Joking aside, there’s at least one personality trait that Ashlee and Jayson share: They’re both extremely competitive. Even when they were kids working in warehouse, Jayson recalls having “races at the front counter to see who could pull hotshot parts first.” When Jayson was at Texas A&M University, Ashlee would drive from the University of Texas to be his teammate in 42 (also known as Texas 42) – a four-player game of dominoes that’s played like a card game.

“She used to drive all the way to College Station just to play 42 with me because I got tired of being beat,” Jayson explains. “We always won.”

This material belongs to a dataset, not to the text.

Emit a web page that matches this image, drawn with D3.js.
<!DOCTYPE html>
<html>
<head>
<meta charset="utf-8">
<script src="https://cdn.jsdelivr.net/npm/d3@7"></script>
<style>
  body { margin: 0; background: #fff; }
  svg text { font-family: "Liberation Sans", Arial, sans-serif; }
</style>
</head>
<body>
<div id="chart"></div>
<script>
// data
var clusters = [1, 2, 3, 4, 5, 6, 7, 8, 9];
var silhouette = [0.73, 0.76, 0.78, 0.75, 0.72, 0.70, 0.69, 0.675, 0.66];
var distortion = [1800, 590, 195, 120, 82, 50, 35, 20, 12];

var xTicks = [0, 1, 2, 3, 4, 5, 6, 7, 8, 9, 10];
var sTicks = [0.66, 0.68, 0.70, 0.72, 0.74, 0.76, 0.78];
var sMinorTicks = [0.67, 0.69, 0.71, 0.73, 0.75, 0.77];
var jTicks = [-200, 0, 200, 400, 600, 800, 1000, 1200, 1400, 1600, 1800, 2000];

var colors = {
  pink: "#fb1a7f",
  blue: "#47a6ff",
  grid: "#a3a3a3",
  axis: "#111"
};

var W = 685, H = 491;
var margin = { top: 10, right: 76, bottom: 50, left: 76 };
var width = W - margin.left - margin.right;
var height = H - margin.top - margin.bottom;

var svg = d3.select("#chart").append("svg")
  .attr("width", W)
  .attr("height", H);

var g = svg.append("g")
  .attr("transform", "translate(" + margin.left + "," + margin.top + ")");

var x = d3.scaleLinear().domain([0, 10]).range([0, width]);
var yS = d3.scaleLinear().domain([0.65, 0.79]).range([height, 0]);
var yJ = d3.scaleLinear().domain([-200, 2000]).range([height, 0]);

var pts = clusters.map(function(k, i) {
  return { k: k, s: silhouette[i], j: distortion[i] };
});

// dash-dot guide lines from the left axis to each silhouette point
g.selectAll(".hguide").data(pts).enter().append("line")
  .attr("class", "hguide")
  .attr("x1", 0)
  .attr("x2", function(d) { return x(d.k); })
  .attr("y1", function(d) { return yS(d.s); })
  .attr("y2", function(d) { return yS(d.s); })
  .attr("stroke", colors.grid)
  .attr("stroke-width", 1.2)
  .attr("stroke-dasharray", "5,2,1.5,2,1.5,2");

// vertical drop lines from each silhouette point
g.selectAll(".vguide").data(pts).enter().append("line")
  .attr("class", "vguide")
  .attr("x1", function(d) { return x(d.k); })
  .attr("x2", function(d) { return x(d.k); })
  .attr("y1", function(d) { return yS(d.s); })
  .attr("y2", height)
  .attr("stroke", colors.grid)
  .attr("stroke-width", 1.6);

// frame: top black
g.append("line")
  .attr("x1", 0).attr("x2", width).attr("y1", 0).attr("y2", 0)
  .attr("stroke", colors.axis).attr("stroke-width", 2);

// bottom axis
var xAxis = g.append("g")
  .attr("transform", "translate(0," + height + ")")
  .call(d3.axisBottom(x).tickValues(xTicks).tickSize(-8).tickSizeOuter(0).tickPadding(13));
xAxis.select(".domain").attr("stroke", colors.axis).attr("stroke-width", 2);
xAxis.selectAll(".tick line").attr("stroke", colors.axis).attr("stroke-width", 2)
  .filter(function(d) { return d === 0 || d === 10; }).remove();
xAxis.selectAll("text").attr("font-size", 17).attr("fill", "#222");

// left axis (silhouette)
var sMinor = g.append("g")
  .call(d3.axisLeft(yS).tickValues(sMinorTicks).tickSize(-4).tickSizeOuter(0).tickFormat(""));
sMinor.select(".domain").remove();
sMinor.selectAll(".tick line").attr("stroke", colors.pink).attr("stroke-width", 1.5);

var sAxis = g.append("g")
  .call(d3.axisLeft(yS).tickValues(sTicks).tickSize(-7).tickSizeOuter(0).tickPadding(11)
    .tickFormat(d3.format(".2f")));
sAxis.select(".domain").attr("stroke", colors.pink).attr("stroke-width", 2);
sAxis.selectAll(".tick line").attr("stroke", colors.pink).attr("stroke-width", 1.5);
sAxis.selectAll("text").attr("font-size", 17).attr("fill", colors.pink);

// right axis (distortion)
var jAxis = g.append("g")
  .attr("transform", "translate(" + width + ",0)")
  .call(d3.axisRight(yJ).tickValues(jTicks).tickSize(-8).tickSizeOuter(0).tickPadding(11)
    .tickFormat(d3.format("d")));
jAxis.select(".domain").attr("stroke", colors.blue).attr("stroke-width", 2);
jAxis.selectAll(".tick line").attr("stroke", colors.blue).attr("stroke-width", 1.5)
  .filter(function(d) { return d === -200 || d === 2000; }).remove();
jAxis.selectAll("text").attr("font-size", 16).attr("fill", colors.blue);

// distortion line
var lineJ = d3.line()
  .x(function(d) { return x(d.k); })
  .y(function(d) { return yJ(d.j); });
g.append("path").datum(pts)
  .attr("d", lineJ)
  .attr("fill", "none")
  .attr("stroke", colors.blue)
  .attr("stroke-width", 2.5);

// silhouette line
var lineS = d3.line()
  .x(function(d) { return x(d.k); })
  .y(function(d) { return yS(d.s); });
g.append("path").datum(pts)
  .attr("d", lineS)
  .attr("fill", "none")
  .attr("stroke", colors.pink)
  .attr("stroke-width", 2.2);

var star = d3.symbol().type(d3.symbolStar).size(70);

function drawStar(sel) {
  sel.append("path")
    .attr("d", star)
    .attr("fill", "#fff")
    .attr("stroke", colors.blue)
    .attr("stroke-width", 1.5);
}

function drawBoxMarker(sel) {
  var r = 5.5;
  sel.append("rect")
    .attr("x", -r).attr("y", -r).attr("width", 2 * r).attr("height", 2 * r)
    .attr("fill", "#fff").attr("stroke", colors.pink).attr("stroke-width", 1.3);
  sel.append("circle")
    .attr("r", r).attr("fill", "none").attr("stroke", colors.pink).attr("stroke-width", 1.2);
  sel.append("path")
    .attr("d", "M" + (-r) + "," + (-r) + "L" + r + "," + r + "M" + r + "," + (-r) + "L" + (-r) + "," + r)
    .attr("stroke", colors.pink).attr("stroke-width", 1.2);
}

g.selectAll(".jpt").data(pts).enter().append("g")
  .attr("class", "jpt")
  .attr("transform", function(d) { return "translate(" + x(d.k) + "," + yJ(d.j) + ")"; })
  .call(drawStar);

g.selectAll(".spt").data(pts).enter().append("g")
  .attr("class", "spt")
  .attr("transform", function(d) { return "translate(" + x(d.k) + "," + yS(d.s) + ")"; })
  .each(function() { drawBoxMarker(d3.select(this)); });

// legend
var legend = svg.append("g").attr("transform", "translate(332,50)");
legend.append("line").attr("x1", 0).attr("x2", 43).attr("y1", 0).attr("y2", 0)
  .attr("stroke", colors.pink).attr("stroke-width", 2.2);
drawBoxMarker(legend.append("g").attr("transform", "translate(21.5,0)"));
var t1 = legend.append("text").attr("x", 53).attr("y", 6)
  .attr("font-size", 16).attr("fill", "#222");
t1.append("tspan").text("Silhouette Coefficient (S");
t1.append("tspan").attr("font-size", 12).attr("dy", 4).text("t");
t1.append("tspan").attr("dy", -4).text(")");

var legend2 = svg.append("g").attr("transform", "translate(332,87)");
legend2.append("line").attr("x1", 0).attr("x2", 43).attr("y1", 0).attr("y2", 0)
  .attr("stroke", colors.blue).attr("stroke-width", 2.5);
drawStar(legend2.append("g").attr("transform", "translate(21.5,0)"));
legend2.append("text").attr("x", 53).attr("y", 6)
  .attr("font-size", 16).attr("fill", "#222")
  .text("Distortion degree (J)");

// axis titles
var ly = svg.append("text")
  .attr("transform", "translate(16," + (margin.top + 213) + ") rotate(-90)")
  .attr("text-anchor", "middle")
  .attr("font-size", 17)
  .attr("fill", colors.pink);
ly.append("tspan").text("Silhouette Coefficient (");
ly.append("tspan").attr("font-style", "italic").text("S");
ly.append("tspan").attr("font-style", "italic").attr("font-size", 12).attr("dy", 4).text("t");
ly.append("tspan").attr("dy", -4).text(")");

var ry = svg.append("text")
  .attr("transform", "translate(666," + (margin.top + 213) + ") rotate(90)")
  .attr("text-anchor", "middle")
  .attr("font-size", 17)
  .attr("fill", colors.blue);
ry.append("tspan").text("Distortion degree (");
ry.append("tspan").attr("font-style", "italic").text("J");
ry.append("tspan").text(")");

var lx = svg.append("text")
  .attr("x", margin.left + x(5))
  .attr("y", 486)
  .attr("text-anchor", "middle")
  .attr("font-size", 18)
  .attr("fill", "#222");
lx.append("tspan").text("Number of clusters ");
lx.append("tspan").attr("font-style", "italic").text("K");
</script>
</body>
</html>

Outside of work, “everything is a competition” between the two siblings, Ashlee adds. Whether it’s a family skiing trip or a game of HORSE, they’re very much keeping score.

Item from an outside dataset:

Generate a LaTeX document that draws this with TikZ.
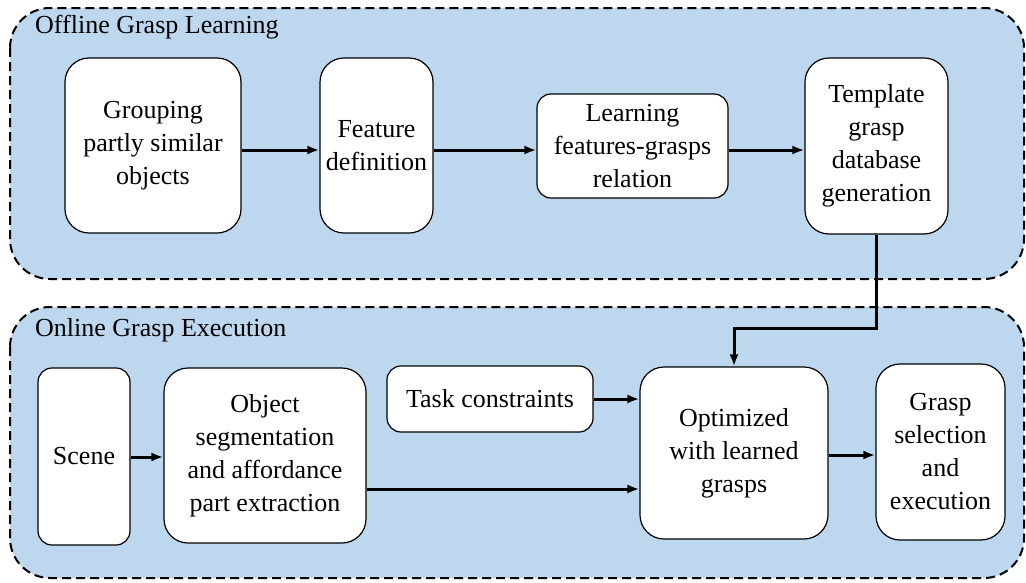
\documentclass[tikz,border=0pt]{standalone}
\usepackage{fontspec}
\setmainfont{Liberation Serif}
\usetikzlibrary{arrows.meta}
\definecolor{panelblue}{RGB}{189,215,238}
\tikzset{
  panel/.style={draw=black, fill=panelblue, line width=2pt, dash pattern=on 9pt off 5pt, rounded corners=40pt},
  paneltitle/.style={anchor=west, font=\fontsize{26}{30}\selectfont, inner sep=0pt},
  stage/.style={draw=black, fill=white, line width=1.2pt, rounded corners=24pt, align=center,
    font=\fontsize{26}{33}\selectfont, inner sep=0pt},
  smallstage/.style={stage, rounded corners=14pt},
  flow/.style={line width=3pt, -{Latex[length=12pt,width=9pt]}}
}
\begin{document}
\begin{tikzpicture}[x=1pt,y=-1pt]
\useasboundingbox (0,0) rectangle (1026,582);

% the two phases
\draw[panel] (10,8) rectangle (1024,279);
\draw[panel] (10,307) rectangle (1024,578);
\node[paneltitle] (offt) at (35,27) {Offline Grasp Learning};
\node[paneltitle] (onlt) at (35,330) {Online Grasp Execution};

% offline stages
\node[stage, minimum width=176pt, minimum height=175pt] (grp) at (153,145.5) {Grouping\\partly similar\\objects};
\node[stage, minimum width=113pt, minimum height=175pt] (feat) at (376.5,145.5) {Feature\\definition};
\node[smallstage, minimum width=191pt, minimum height=104pt] (learn) at (632.5,146) {Learning\\features-grasps\\relation};
\node[stage, minimum width=143pt, minimum height=176pt] (tmpl) at (876.5,146) {Template\\grasp\\database\\generation};

% online stages
\node[smallstage, minimum width=92pt, minimum height=177pt] (scene) at (84,456.5) {Scene};
\node[stage, minimum width=202pt, minimum height=175pt] (seg) at (265,455.5) {Object\\segmentation\\and affordance\\part extraction};
\node[smallstage, minimum width=206pt, minimum height=66pt] (task) at (490,399) {Task constraints};
\node[stage, minimum width=188pt, minimum height=172pt] (opt) at (734,453) {Optimized\\with learned\\grasps};
\node[stage, minimum width=129pt, minimum height=176pt] (sel) at (940.5,452) {Grasp\\selection\\and\\execution};

% connections
\draw[flow] ([yshift=-4.5pt]grp.east) -- ([yshift=-4.5pt]feat.west);
\draw[flow] ([yshift=-4.5pt]feat.east) -- ([yshift=-4pt]learn.west);
\draw[flow] ([yshift=-4pt]learn.east) -- ([yshift=-4pt]tmpl.west);
\draw[flow] (tmpl.south) -- ++(0,94) -| (opt.north);
\draw[flow] ([yshift=-0.5pt]scene.east) -- ([yshift=-1.5pt]seg.west);
\draw[flow] (task.east) -- (task.east -| opt.west);
\draw[flow] ([yshift=-33.5pt]seg.east) -- ([yshift=-33.5pt]seg.east -| opt.west);
\draw[flow] ([yshift=-2pt]opt.east) -- ([yshift=-2pt]opt.east -| sel.west);
\end{tikzpicture}
\end{document}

But it’s a different story when they’re on the job.

“Innately, we’re both super-competitive people. We do not like to lose,” Ashlee says. “But here, we play on the same team.”

And just like when they dominated the domino circuit at Texas A&M, they’ve found that they make great teammates at work. As siblings, of course, they’re both well-aware of the other’s strengths and weaknesses, as well as their own. But Jayson says it’s also a function of “being as good a friends as we have been since we were kids.”

“My brother is the more impulsive one,” Ashlee says. “He’s a salesman; he gets excited and he wants to make a decision. And I think that’s been helpful, because he pushes me outside of my comfort zone. At the same time, I think I’m kind of a counterbalance for him. That’s one way that we are really supportive of each other.”

There’s no sibling rivalry in terms of their career accomplishments either. Ashlee is in awe of Jayson’s professional skillset – his aforementioned sales acumen, for example, as well as his mechanical aptitude. “He can take anything apart; he can fix anything,” Ashlee says. “Because of that, people really trust him in the field. I love watching that side of him.”

Jayson, meanwhile, couldn’t be prouder of his sister’s career accolades. In 2019, Ashlee received the Auto Care Association’s Impact Award for her contributions to the industry, and she currently is chair of the association’s Young Auto Care Network Group and vice chair of the Aftermarket Warehouse Distributors Association. “What she’s accomplished in the past four or five years, that’s pretty special for me to see,” Jayson says.

Jayson and Ashlee say they rarely have an argument, and when they do, they “fight” better than anyone else they know. “If we have a problem with one another, we just walk into the other person’s office, we talk it out and we’re done,” Ashlee explains. “And that’s it.”

After all these years of working together – since the days of pallet-jack races and water-balloon fights – these siblings couldn’t imagine a workplace without each other.

“We completely fill different job functions, and I wouldn’t want to do it without him, period,” Ashlee says.

Jayson quickly chimes in: “Nor would I.”